Students and professor develop satellite software

Story by Sydney Anthony, Contributing writer

Four Murray State students and Marc Beck, assistant professor in the Arthur J. Bauernfeind College of Business, are working to develop software that will be used at ground stations to process and display data from Morehead State University’s satellite CXBN-2.

Beck said CXBN-2 will be studying cosmic background radiation when it launches at the end of the year.  The data collected will be sent to ground stations at Morehead State and other locations still to be determined.  Murray State’s software will be running in these ground stations.

Seth Pritchett, sophomore from Henderson, Kentucky, who is working on the satellite project, said the software receives a signal and then decides if the signal is a telemetry packet or a response packet. Then it will sort the signal to display on the user interface.

Beck said his students are undergraduates completing work at a graduate student level.  He said they organize themselves and they acted very professional on the trip to Morehead State in September to work on testing and discuss specific details the software still needed.

He said the only problem with the collaboration is the distance because Morehead is six hours from Murray. However, they have weekly teleconferences.

Beck said he was able to set up the collaboration with Morehead State because of the time he worked on a satellite project at Morehead while working on his master’s degree.

He said he is working on future collaborations in hopes of expanding this to more students. He is also working on a research grant proposal for the NASA Research Infrastructure Development Grant. He said he hopes to one day be able to hire students to work on similar projects.

Beck said the project building was funded by Morehead State, as they built the satellite,  and Murray State has only paid for transportation between schools.

He said he chose the four students to work on the project from top students in his computer science classes.

He said three students on his team are receiving credit hours and getting graded for their work on the satellite and another is volunteering his time and gaining experience.  

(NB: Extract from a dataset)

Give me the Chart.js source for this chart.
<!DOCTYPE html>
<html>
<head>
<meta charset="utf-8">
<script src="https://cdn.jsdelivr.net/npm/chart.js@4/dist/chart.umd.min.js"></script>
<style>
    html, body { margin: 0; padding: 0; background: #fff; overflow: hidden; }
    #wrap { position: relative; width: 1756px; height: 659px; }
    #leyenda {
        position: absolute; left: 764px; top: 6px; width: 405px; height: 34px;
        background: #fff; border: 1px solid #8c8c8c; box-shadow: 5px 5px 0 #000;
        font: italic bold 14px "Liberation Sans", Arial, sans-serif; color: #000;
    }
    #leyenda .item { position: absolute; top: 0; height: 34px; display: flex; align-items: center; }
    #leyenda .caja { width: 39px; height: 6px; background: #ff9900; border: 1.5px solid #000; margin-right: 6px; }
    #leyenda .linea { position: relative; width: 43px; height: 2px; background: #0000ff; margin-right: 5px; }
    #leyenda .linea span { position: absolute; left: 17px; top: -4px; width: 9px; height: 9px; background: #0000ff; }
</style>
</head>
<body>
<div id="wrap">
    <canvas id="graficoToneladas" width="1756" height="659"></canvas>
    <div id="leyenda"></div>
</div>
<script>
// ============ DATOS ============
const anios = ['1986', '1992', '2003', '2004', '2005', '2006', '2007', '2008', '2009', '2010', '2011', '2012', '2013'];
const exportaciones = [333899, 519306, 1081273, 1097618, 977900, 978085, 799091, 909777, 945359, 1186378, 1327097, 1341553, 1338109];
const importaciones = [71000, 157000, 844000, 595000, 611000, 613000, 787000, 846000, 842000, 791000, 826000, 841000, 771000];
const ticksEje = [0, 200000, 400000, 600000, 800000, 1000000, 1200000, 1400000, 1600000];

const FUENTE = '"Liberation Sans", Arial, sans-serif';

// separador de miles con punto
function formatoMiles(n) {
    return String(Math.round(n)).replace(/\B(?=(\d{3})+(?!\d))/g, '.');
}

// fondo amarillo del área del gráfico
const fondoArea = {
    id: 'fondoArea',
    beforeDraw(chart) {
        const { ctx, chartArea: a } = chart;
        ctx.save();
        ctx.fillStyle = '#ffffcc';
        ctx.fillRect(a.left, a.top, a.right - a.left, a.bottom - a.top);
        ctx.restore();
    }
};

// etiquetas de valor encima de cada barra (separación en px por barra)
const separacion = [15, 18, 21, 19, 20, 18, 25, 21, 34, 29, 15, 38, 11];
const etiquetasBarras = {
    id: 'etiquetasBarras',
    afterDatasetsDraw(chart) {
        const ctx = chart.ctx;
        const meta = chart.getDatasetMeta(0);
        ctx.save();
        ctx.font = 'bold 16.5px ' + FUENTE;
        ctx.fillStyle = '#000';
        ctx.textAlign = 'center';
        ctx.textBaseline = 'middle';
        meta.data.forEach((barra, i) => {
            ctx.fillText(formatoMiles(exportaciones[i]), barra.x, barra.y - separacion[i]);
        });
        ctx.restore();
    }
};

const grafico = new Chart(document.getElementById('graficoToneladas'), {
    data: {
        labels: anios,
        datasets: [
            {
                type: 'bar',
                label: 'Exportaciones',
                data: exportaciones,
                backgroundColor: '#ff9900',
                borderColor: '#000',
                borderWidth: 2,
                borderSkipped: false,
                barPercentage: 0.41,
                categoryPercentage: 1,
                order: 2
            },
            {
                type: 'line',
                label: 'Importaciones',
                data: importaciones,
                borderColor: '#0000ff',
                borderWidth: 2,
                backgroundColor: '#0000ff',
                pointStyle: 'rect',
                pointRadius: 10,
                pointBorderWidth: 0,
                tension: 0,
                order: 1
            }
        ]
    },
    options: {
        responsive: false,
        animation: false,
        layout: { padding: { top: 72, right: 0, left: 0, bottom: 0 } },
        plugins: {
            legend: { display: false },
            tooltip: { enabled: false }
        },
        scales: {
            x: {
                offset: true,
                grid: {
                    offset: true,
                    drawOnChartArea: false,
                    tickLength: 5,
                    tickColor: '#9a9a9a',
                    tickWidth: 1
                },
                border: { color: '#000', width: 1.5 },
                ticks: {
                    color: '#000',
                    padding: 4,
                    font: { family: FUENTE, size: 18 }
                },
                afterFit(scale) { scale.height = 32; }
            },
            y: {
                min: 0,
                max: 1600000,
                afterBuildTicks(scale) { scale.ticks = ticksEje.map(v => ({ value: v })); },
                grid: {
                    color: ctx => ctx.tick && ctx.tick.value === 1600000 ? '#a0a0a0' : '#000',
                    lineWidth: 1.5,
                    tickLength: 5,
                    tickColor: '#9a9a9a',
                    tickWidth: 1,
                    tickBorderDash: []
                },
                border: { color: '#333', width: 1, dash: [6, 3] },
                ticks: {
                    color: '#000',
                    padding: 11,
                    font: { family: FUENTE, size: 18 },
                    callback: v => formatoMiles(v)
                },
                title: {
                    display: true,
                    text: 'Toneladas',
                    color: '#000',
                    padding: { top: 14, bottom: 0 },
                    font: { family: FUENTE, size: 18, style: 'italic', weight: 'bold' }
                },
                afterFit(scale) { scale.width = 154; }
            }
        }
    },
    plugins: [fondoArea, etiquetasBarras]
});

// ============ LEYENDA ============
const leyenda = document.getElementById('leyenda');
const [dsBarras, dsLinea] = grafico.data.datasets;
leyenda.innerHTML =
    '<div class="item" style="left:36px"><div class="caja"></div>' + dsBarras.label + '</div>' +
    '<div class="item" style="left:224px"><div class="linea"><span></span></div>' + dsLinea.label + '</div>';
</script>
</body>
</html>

Beck said he hopes that the collaborations with Morehead State can continue because they have everything necessary to build the satellite, they just needed Murray State’s software developers.

Pritchett said he will be doing a presentation with Daniel Kamrath , junior from Newburgh, Indiana, at the Kentucky Academy of Science in Louisville, Kentucky, in November on their contributions to the project.  He said this project is helping him gain experience pertaining to his computer science major.

Kamrath said this project is exposing the team to a real atmosphere of developing software.

He said it puts more than just a grade on the tasks, it allows the students to understand that their work will be used by real people.  

Kamrath said keeping in touch with Morehead State has been interesting.

“There is an impressive level of synchronization despite the circumstances,” Kamrath said.

Daniel Kineman, senior from Vienna, Illinois, who is also working on the project  said it has allowed the students to work through challenges that arise from developing software that can easily change.  

He said specifications may change and expectations may change in what the software must do as the project continues.  He said this opportunity has allowed the students to apply their skills and knowledge toward a productive and scientific nature.